Moving on from the refuge came with happiness for Megan but also apprehension of the unknown and a feeling of loneliness. But, she need not have worried as she was given an outreach worker for support and to help them move forwards with their lives.
She added: “We have lived in Christchurch for over 14 years now, and we love it here. I now volunteer at the refuge to give something back for all the support that we received. I also co-facilitate the pattern changing courses alongside our original key worker. To be able to give back is the best feeling in the world”
In another case, Sarah had left her 12-year relationship because of increasing emotional abuse and she thought the worst was over. Instead, she was subjected to more disturbing actions including incessant messages and phone calls, unannounced visits to her house, and threatening behaviour in front of her daughters.

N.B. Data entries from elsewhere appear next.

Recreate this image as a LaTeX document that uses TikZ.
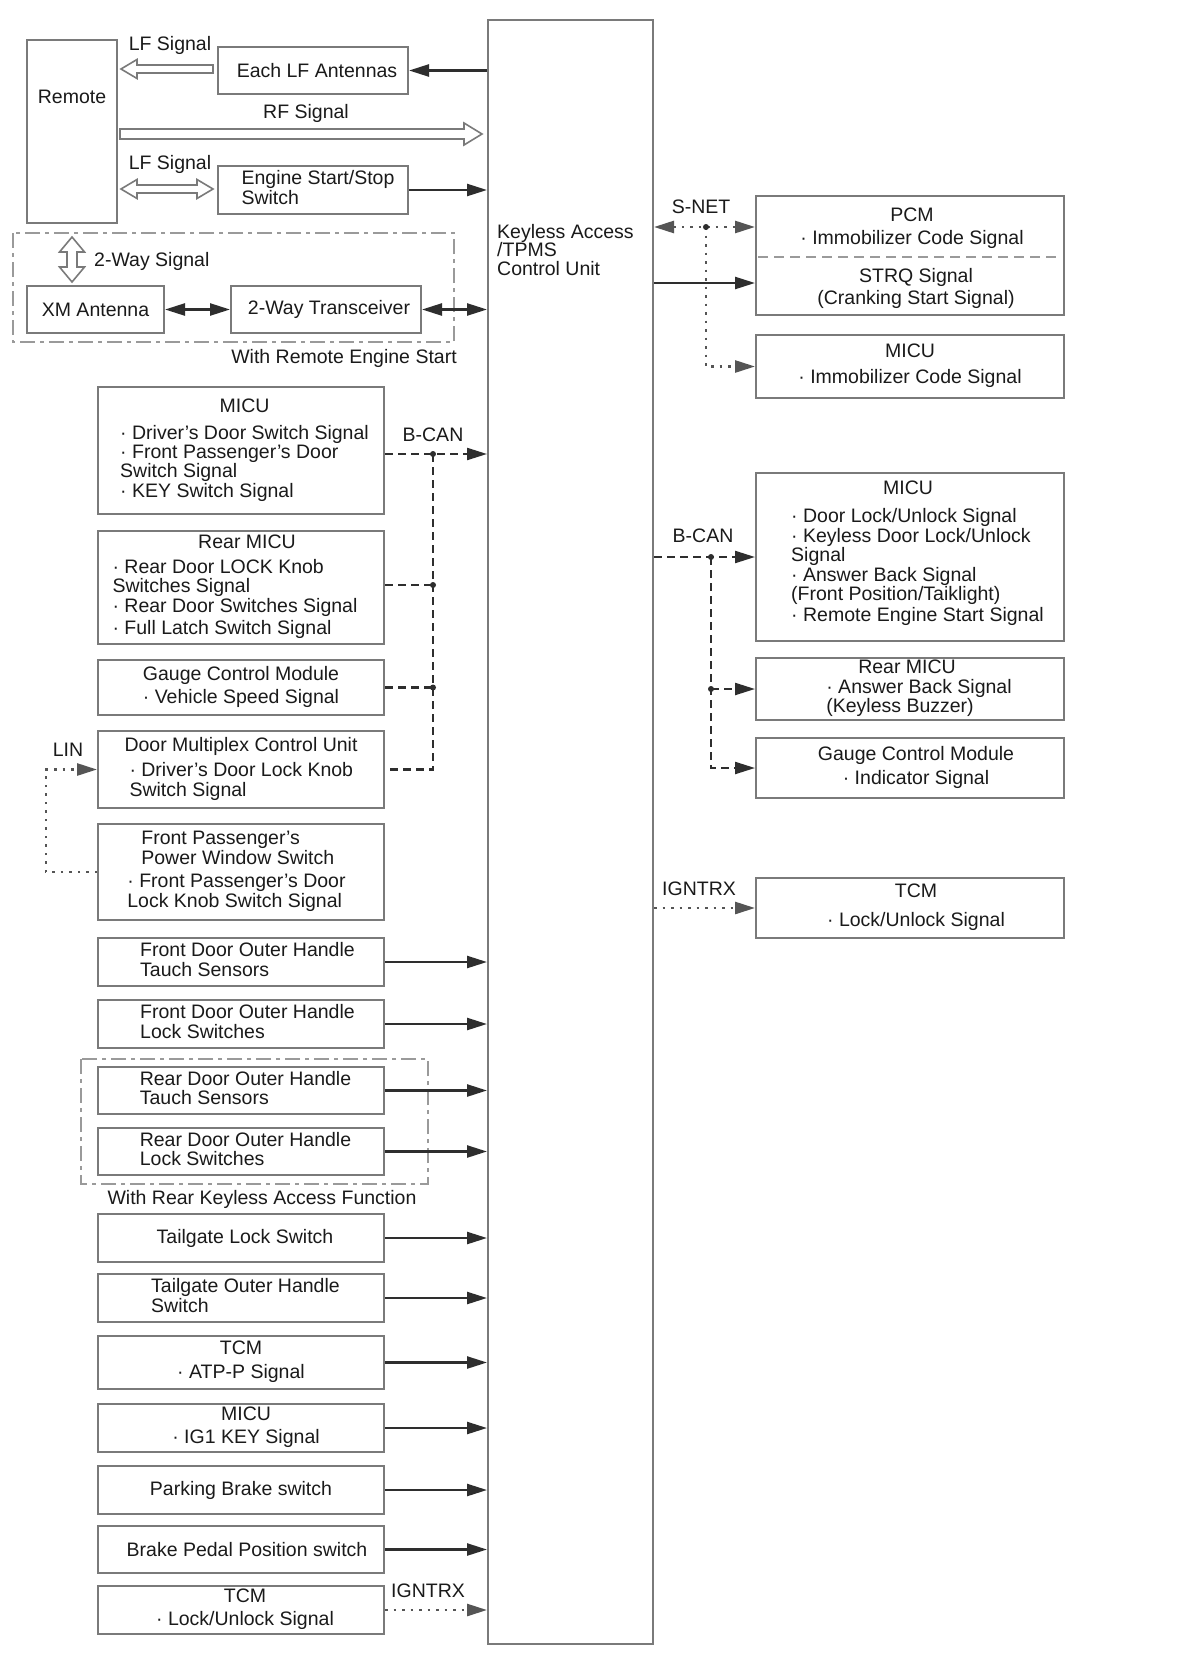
\documentclass[tikz,border=0pt]{standalone}
\usepackage{fontspec}
\setmainfont{Liberation Sans}
\usetikzlibrary{arrows.meta,calc}
\definecolor{bord}{HTML}{7A7A7A}
\definecolor{ln}{HTML}{2E2E2E}
\definecolor{dotc}{HTML}{555555}
\definecolor{dd}{HTML}{9A9A9A}
\definecolor{txt}{HTML}{1A1A1A}
\newcommand{\myLt}[1]{\begin{tabular}{@{}l@{}}#1\end{tabular}}
\newcommand{\myCt}[1]{\begin{tabular}{@{}c@{}}#1\end{tabular}}
\newcommand{\myHd}[1]{\multicolumn{1}{@{}c@{}}{#1}}
\renewcommand{\arraystretch}{0.88}
\tikzset{
  mytri/.tip={Triangle[length=20pt,width=12pt]},
  box/.style={draw=bord, line width=2pt, fill=white, anchor=north west, inner sep=0pt, align=center},
  lbl/.style={inner sep=0pt},
  arr/.style={draw=ln, line width=2.4pt, -mytri},
  barr/.style={draw=ln, line width=2.4pt, mytri-mytri},
  bcan/.style={draw=ln, line width=2.2pt, dash pattern=on 8pt off 5pt},
  sdot/.style={draw=dotc, line width=2.6pt, dash pattern=on 2.5pt off 6pt},
  hol/.style={draw=bord, line width=1.6pt, fill=white, line join=miter},
  grp/.style={draw=dd, line width=2pt, dash pattern=on 15pt off 5pt on 4pt off 5pt},
  divl/.style={draw=dd, line width=2pt, dash pattern=on 10pt off 6pt},
  jdot/.style={fill=ln, draw=none}
}
\begin{document}
\begin{tikzpicture}[x=1pt, y=-1pt, every node/.style={font=\fontsize{19.5}{20}\selectfont, text=txt}]
\useasboundingbox (0,0) rectangle (1200,1656);
\fill[white] (0,0) rectangle (1200,1656);

% central unit
\node[box, minimum width=165, minimum height=1624] (cu) at (487,19) {};
\node[lbl, anchor=north west] (cut) at (497,224) {\myLt{Keyless Access\\[-1pt]/TPMS\\[-1pt]Control Unit}};

% top-left group
\node[box, minimum width=90, minimum height=183] (remote) at (26,39) {};
\node[lbl] (remotet) at (72,97) {Remote};
\node[box, minimum width=190, minimum height=47] (eachlf) at (217,46) {\hspace*{8pt}Each LF Antennas};
\node[box, minimum width=190, minimum height=48] (engine) at (217,165) {\hspace*{10pt}\myLt{Engine Start/Stop\\Switch}};
\draw[grp] (13,233) rectangle (454,342);
\node[box, minimum width=137, minimum height=47] (xm) at (26,285) {XM Antenna};
\node[box, minimum width=190, minimum height=47] (trx) at (230,285) {\hspace*{6pt}2-Way Transceiver};

\node[lbl, anchor=base] (lf1) at (170,51) {LF Signal};
\node[lbl, anchor=base] (rf) at (306,119) {RF Signal};
\node[lbl, anchor=base] (lf2) at (170,170) {LF Signal};
\node[lbl, anchor=base west] (tw) at (94,266) {2-Way Signal};
\node[lbl, anchor=base] (wres) at (344,363) {With Remote Engine Start};

% hollow arrows
\draw[hol] (120,129) -- (464,129) -- (464,123) -- (482,134) -- (464,145) -- (464,139) -- (120,139) -- cycle;
\draw[hol] (213,65) -- (137,65) -- (137,59.5) -- (121,69) -- (137,78.5) -- (137,73) -- (213,73) -- cycle;
\draw[hol] (121,189) -- (137,179.5) -- (137,185) -- (197,185) -- (197,179.5) -- (213,189) -- (197,198.5) -- (197,193) -- (137,193) -- (137,198.5) -- cycle;
\draw[hol] (72,237) -- (84.5,252) -- (77,252) -- (77,267) -- (84.5,267) -- (72,282) -- (59.5,267) -- (67,267) -- (67,252) -- (59.5,252) -- cycle;

\draw[arr] (cu.west |- eachlf.east) -- (eachlf.east);
\draw[arr] (engine.east) -- (engine.east -| cu.west);
\draw[barr] (xm.east) -- (trx.west);
\draw[barr] (trx.east) -- (trx.east -| cu.west);

% right side
\node[box, minimum width=308, minimum height=119] (pcm) at (755,195) {};
\node[lbl] (pcmt) at (912,229) {\myCt{PCM\\[3pt]· Immobilizer Code Signal}};
\node[lbl] (strqt) at (916,289) {\myCt{STRQ Signal\\[2pt](Cranking Start Signal)}};
\draw[divl] (758,257) -- (1060,257);
\node[box, minimum width=308, minimum height=63] (micu1r) at (755,334) {\myCt{MICU\\[7pt]· Immobilizer Code Signal}};
\node[box, minimum width=308, minimum height=168] (micu2r) at (755,472) {\hspace*{15pt}\myLt{\myHd{MICU\hspace*{19pt}}\\[9pt]· Door Lock/Unlock Signal\\· Keyless Door Lock/Unlock\\Signal\\· Answer Back Signal\\(Front Position/Taiklight)\\[2pt]· Remote Engine Start Signal\\[6pt]}};
\node[box, minimum width=308, minimum height=62] (rmicur) at (755,657) {\hspace*{18pt}\myLt{\myHd{Rear MICU\hspace*{24pt}}\\· Answer Back Signal\\(Keyless Buzzer)}};
\node[box, minimum width=308, minimum height=60] (gcmr) at (755,737) {\hspace*{12pt}\myCt{Gauge Control Module\\[5pt]· Indicator Signal}};
\node[box, minimum width=308, minimum height=60] (tcmr) at (755,877) {\hspace*{12pt}\myCt{TCM\\[9pt]· Lock/Unlock Signal}};

\node[lbl, anchor=base] (snet) at (701,213) {S-NET};
\node[lbl, anchor=base] (bcanr) at (703,542) {B-CAN};
\node[lbl, anchor=base] (ignr) at (699,895) {IGNTRX};

\coordinate (sn) at (706,227);
\coordinate (sq) at (700,283);
\coordinate (br) at (711,0);
\draw[sdot, mytri-mytri] (sn -| cu.east) -- (sn -| pcm.west);
\draw[sdot, -mytri] (sn) -- (sn |- micu1r.west) -- (micu1r.west);
\fill[jdot] (sn) circle (3);
\draw[arr] (sq -| cu.east) -- (sq -| pcm.west);
\draw[bcan, -mytri] (micu2r.west -| cu.east) -- (micu2r.west);
\draw[bcan, -mytri] (micu2r.west -| br) -- (gcmr.west -| br) -- (gcmr.west);
\draw[bcan, -mytri] (rmicur.west -| br) -- (rmicur.west);
\fill[jdot] (micu2r.west -| br) circle (3);
\fill[jdot] (rmicur.west -| br) circle (3);
\draw[sdot, -mytri] (tcmr.west -| cu.east) -- (tcmr.west);

% left column
\node[box, minimum width=286, minimum height=127] (micu1l) at (97,386) {\hspace*{7pt}\myLt{\myHd{MICU}\\[8pt]· Driver’s Door Switch Signal\\· Front Passenger’s Door\\Switch Signal\\· KEY Switch Signal}};
\node[box, minimum width=286, minimum height=113] (rmicul) at (97,530) {\myLt{\myHd{\hspace*{24pt}Rear MICU}\\[5pt]· Rear Door LOCK Knob\\Switches Signal\\· Rear Door Switches Signal\\[3pt]· Full Latch Switch Signal}\hspace*{12pt}};
\node[box, minimum width=286, minimum height=55] (gcml) at (97,659) {\myCt{Gauge Control Module\\[4pt]· Vehicle Speed Signal}};
\node[box, minimum width=286, minimum height=77] (dmcu) at (97,730) {\myLt{\myHd{Door Multiplex Control Unit}\\[6pt]\hspace*{5pt}· Driver’s Door Lock Knob\\\hspace*{5pt}Switch Signal}};
\node[box, minimum width=286, minimum height=96] (fpws) at (97,823) {\myLt{\hspace*{14pt}Front Passenger’s\\\hspace*{14pt}Power Window Switch\\[5pt]· Front Passenger’s Door\\Lock Knob Switch Signal}\hspace*{9pt}};
\node[box, minimum width=286, minimum height=48] (fdts) at (97,937) {\hspace*{13pt}\myLt{Front Door Outer Handle\\Tauch Sensors}};
\node[box, minimum width=286, minimum height=48] (fdls) at (97,999) {\hspace*{13pt}\myLt{Front Door Outer Handle\\Lock Switches}};
\draw[grp] (81,1059) rectangle (428,1184);
\node[box, minimum width=286, minimum height=47] (rdts) at (97,1066) {\hspace*{9pt}\myLt{Rear Door Outer Handle\\Tauch Sensors}};
\node[box, minimum width=286, minimum height=47] (rdls) at (97,1127) {\hspace*{9pt}\myLt{Rear Door Outer Handle\\Lock Switches}};
\node[lbl, anchor=base] (wrk) at (262,1204) {With Rear Keyless Access Function};
\node[box, minimum width=286, minimum height=48] (tls) at (97,1213) {\hspace*{8pt}Tailgate Lock Switch};
\node[box, minimum width=286, minimum height=48] (tohs) at (97,1273) {\hspace*{9pt}\myLt{Tailgate Outer Handle\\Switch}};
\node[box, minimum width=286, minimum height=53] (tcml) at (97,1335) {\myCt{TCM\\[5pt]· ATP-P Signal}};
\node[box, minimum width=286, minimum height=48] (micul2) at (97,1403) {\hspace*{10pt}\myCt{MICU\\[4pt]· IG1 KEY Signal}};
\node[box, minimum width=286, minimum height=48] (pbs) at (97,1465) {Parking Brake switch};
\node[box, minimum width=286, minimum height=47] (bpps) at (97,1525) {\hspace*{12pt}Brake Pedal Position switch};
\node[box, minimum width=286, minimum height=48] (tcml2) at (97,1585) {\hspace*{8pt}\myCt{TCM\\[3pt]· Lock/Unlock Signal}};

\node[lbl, anchor=base] (bcanl) at (433,441) {B-CAN};
\node[lbl, anchor=base] (lin) at (68,756) {LIN};
\node[lbl, anchor=base] (ignl) at (428,1597) {IGNTRX};

% left bus
\coordinate (bx) at (433,0);
\coordinate (lx) at (46,0);
\coordinate (b1) at ($(micu1l.east)+(0,3.5)$);
\coordinate (b2) at ($(rmicul.east)+(0,-2.5)$);
\draw[bcan, -mytri] (b1) -- (b1 -| cu.west);
\draw[bcan] (b1 -| bx) -- (dmcu.east -| bx) -- (dmcu.east);
\draw[bcan] (b2) -- (b2 -| bx);
\draw[bcan] (gcml.east) -- (gcml.east -| bx);
\fill[jdot] (b1 -| bx) circle (3);
\fill[jdot] (b2 -| bx) circle (3);
\fill[jdot] (gcml.east -| bx) circle (3);
\draw[sdot, -mytri] (fpws.west) -- (fpws.west -| lx) -- (dmcu.west -| lx) -- (dmcu.west);

\foreach \n in {fdts,fdls,rdts,rdls,tls,tohs,tcml,micul2,pbs,bpps}
  \draw[arr] (\n.east) -- (\n.east -| cu.west);
\draw[sdot, -mytri] (tcml2.east) -- (tcml2.east -| cu.west);
\end{tikzpicture}
\end{document}
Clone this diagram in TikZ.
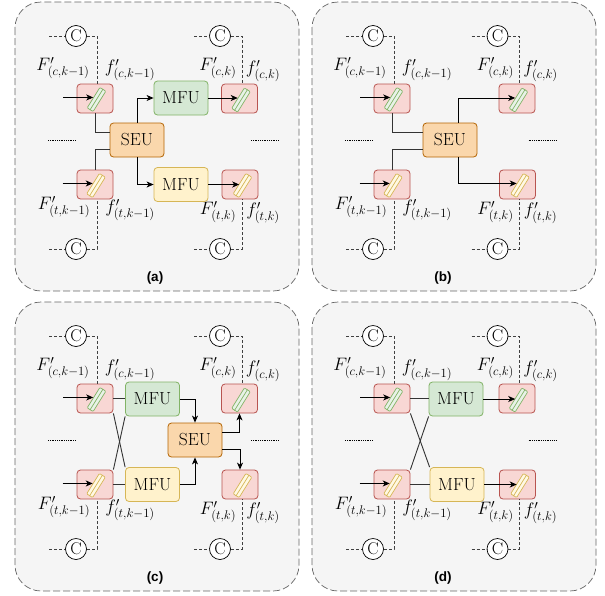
\RequirePackage{fix-cm}
\documentclass[tikz,border=0pt]{standalone}
\usepackage{fontspec}
\newfontfamily\capfont{Liberation Sans}
\usepackage{xcolor}
\usetikzlibrary{arrows.meta,calc}

\definecolor{panelfill}{HTML}{F5F5F5}
\definecolor{panelline}{HTML}{666666}
\definecolor{boxfill}{HTML}{F8D7D4}
\definecolor{boxline}{HTML}{B85450}
\definecolor{greenfill}{HTML}{D5E8D4}
\definecolor{greenline}{HTML}{82B366}
\definecolor{yellowfill}{HTML}{FFF2CC}
\definecolor{yellowline}{HTML}{D6B656}
\definecolor{seufill}{HTML}{FAD7AC}
\definecolor{seuline}{HTML}{B46504}

\tikzset{
  unit/.style={rectangle,rounded corners=3.5pt,inner sep=0pt,line width=0.8pt,font=\fontsize{17.5}{20}\selectfont},
  mfugreen/.style={unit,draw=greenline,fill=greenfill,minimum width=54pt,minimum height=34pt},
  mfuyellow/.style={unit,draw=yellowline,fill=yellowfill,minimum width=54pt,minimum height=34pt},
  seubox/.style={unit,draw=seuline,fill=seufill,minimum width=54pt,minimum height=34pt},
  featbox/.style={unit,draw=boxline,fill=boxfill,minimum width=36pt,minimum height=29pt},
  bargreen/.style={rectangle,rounded corners=1pt,rotate=58,inner sep=0pt,minimum width=24pt,minimum height=7pt,draw=greenline,line width=0.7pt,fill=greenfill!55!white,
    append after command={(\tikzlastnode.west) edge[draw=greenline,line width=0.7pt] (\tikzlastnode.east)}},
  baryellow/.style={rectangle,rounded corners=1pt,rotate=58,inner sep=0pt,minimum width=24pt,minimum height=7pt,draw=yellowline,line width=0.7pt,fill=yellowfill!55!white,
    append after command={(\tikzlastnode.west) edge[draw=yellowline,line width=0.7pt] (\tikzlastnode.east)}},
  concat/.style={circle,draw,fill=white,line width=0.7pt,minimum size=21pt,inner sep=0pt,font=\fontsize{17}{20}\selectfont},
  feat/.style={inner sep=0pt,font=\fontsize{18}{21}\selectfont},
  skip/.style={densely dashed,line width=0.7pt,draw=black!75},
  flow/.style={line width=0.9pt,draw=black!80},
  flowarrow/.style={line width=0.9pt,-{Stealth[length=7pt,width=6pt,inset=2pt]}},
  gap/.style={line width=0.6pt,dash pattern=on 0.8pt off 1pt},
  panel/.style={rounded corners=26pt,draw=panelline,fill=panelfill,line width=0.7pt,dash pattern=on 7pt off 3pt},
  caption/.style={inner sep=0pt,font=\capfont\bfseries\fontsize{13.5}{16}\selectfont}
}

\begin{document}
\begin{tikzpicture}[x=1pt,y=-1pt]
  \useasboundingbox (0,0) rectangle (605,595);

  % the parts that all four panels share
  \foreach \pn/\lx/\rx/\dy/\cx/\cy in {a/0/0/0/155/278,b/297/277.5/0/443/278,c/0/0/300/155/578,d/297/277.5/300/443/578}{
    \draw[panel] (15+\lx,2+\dy) rectangle (299+\lx,291+\dy);

    \node[featbox] (boxtl\pn) at (95+\lx,98.5+\dy) {};
    \node[featbox] (boxtr\pn) at (239.5+\rx,98.5+\dy) {};
    \node[featbox] (boxbl\pn) at (95+\lx,184.5+\dy) {};
    \node[featbox] (boxbr\pn) at (240+\rx,184.5+\dy) {};

    \node[bargreen] (bartl\pn) at (96.5+\lx,99.5+\dy) {};
    \node[bargreen] (bartr\pn) at (241+\rx,100+\dy) {};
    \node[baryellow] (barbl\pn) at (96+\lx,185.5+\dy) {};
    \node[baryellow] (barbr\pn) at (242.5+\rx,185.5+\dy) {};

    \node[concat] (ctl\pn) at (76+\lx,36+\dy) {C};
    \node[concat] (ctr\pn) at (220+\rx,36+\dy) {C};
    \node[concat] (cbl\pn) at (76+\lx,249+\dy) {C};
    \node[concat] (cbr\pn) at (220+\rx,249+\dy) {C};

    % dashed skip lines
    \coordinate (stl\pn) at (49+\lx,36+\dy);
    \coordinate (str\pn) at (194+\rx,36+\dy);
    \coordinate (sbl\pn) at (49+\lx,249+\dy);
    \coordinate (sbr\pn) at (194+\rx,249+\dy);
    \draw[skip] (stl\pn) -- (ctl\pn.west);
    \draw[skip] (str\pn) -- (ctr\pn.west);
    \draw[skip] (sbl\pn) -- (cbl\pn.west);
    \draw[skip] (sbr\pn) -- (cbr\pn.west);
    \draw[skip] (ctl\pn.east) -| ([xshift=2pt]boxtl\pn.north);
    \draw[skip] (ctr\pn.east) -| ([xshift=2.5pt]boxtr\pn.north);
    \draw[skip] (cbl\pn.east) -| ([xshift=2pt]boxbl\pn.south);
    \draw[skip] (cbr\pn.east) -| ([xshift=2pt]boxbr\pn.south);

    % input arrows
    \coordinate (intl\pn) at ([xshift=-30pt]bartl\pn.north);
    \coordinate (inbl\pn) at ([xshift=-30pt]barbl\pn.north);
    \draw[flowarrow] (intl\pn) -- (bartl\pn.north);
    \draw[flowarrow] (inbl\pn) -- (barbl\pn.north);

    % dots between the rows
    \coordinate (dotl\pn) at (48+\lx,140+\dy);
    \coordinate (dotm\pn) at (76+\lx,140+\dy);
    \coordinate (dotr\pn) at (251+\rx,140+\dy);
    \coordinate (dots\pn) at (279+\rx,140+\dy);
    \draw[gap] (dotl\pn) -- (dotm\pn);
    \draw[gap] (dotr\pn) -- (dots\pn);

    \node[feat] (ftl\pn) at (63+\lx,68+\dy) {$F'_{(c,k-1)}$};
    \node[feat] (gtl\pn) at (130+\lx,70+\dy) {$f'_{(c,k-1)}$};
    \node[feat] (ftr\pn) at (218+\rx,68+\dy) {$F'_{(c,k)}$};
    \node[feat] (gtr\pn) at (263+\rx,71+\dy) {$f'_{(c,k)}$};
    \node[feat] (fbl\pn) at (64+\lx,207+\dy) {$F'_{(t,k-1)}$};
    \node[feat] (gbl\pn) at (130+\lx,210+\dy) {$f'_{(t,k-1)}$};
    \node[feat] (fbr\pn) at (218+\rx,212+\dy) {$F'_{(t,k)}$};
    \node[feat] (gbr\pn) at (263+\rx,213+\dy) {$f'_{(t,k)}$};

    \node[caption] (cap\pn) at (\cx,\cy) {(\pn)};
  }

  % panel a
  \node[seubox] (seua) at (137,140) {SEU};
  \node[mfugreen] (mfuga) at (181,98) {MFU};
  \node[mfuyellow] (mfuya) at (181,184.5) {MFU};
  \draw[flow] (boxtla.south) |- ([yshift=8pt]seua.west);
  \draw[flow] (boxbla.north) |- ([yshift=-9pt]seua.west);
  \draw[flowarrow] (seua.north) |- (mfuga.west);
  \draw[flowarrow] (seua.south) |- (mfuya.west);
  \draw[flowarrow] (mfuga.east) -- (mfuga.east -| bartra.north);
  \draw[flowarrow] (mfuya.east) -- (mfuya.east -| barbra.north);

  % panel b
  \node[seubox] (seub) at (450,140) {SEU};
  \draw[flow] (boxtlb.south) |- ([yshift=8pt]seub.west);
  \draw[flow] (boxblb.north) |- ([yshift=-9pt]seub.west);
  \draw[flowarrow] ([xshift=8pt]seub.north) |- (bartrb.north);
  \draw[flowarrow] ([xshift=8pt]seub.south) |- (barbrb.north);

  % panel c
  \node[mfugreen] (mfugc) at (152.5,399) {MFU};
  \node[mfuyellow] (mfuyc) at (152.5,484.5) {MFU};
  \node[seubox] (seuc) at (195,440) {SEU};
  \draw[flow] (boxtlc.east) -- (mfugc.west |- boxtlc.east);
  \draw[flow] (boxblc.east) -- (mfuyc.west |- boxblc.east);
  \draw[flow] (boxtlc.south east) -- (mfuyc.north west);
  \draw[flow] (boxblc.north east) -- (mfugc.south west);
  \draw[flowarrow] (mfugc.east) -| (seuc.north);
  \draw[flowarrow] (mfuyc.east) -| (seuc.south);
  \draw[flowarrow] ([yshift=8pt]seuc.east) -| (boxtrc.south);
  \draw[flowarrow] ([yshift=-9pt]seuc.east) -| (boxbrc.north);

  % panel d
  \node[mfugreen] (mfugd) at (456,399) {MFU};
  \node[mfuyellow] (mfuyd) at (457,484.5) {MFU};
  \draw[flow] (boxtld.east) -- (mfugd.west |- boxtld.east);
  \draw[flow] (boxbld.east) -- (mfuyd.west |- boxbld.east);
  \draw[flow] (boxtld.south east) -- (mfuyd.north west);
  \draw[flow] (boxbld.north east) -- (mfugd.south west);
  \draw[flowarrow] (mfugd.east) -- (mfugd.east -| bartrd.north);
  \draw[flowarrow] (mfuyd.east) -- (mfuyd.east -| barbrd.north);
\end{tikzpicture}
\end{document}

When the police finally intervened, Sarah had a long journey ahead of her to start rebuilding her family’s lives, but BCHA were on-hand to help them every step of the way.
Sarah said: “When my BCHA Outreach Officer came in she just helped us to understand it all, process it all. She went into my daughters’ schools, guiding them emotionally – their emotions were all over the place – and helping them to come to terms with how their lives had changed.
She went through the journey with us – helping my daughters to help me. I don’t know where me and the girls would be without the support from BCHA.”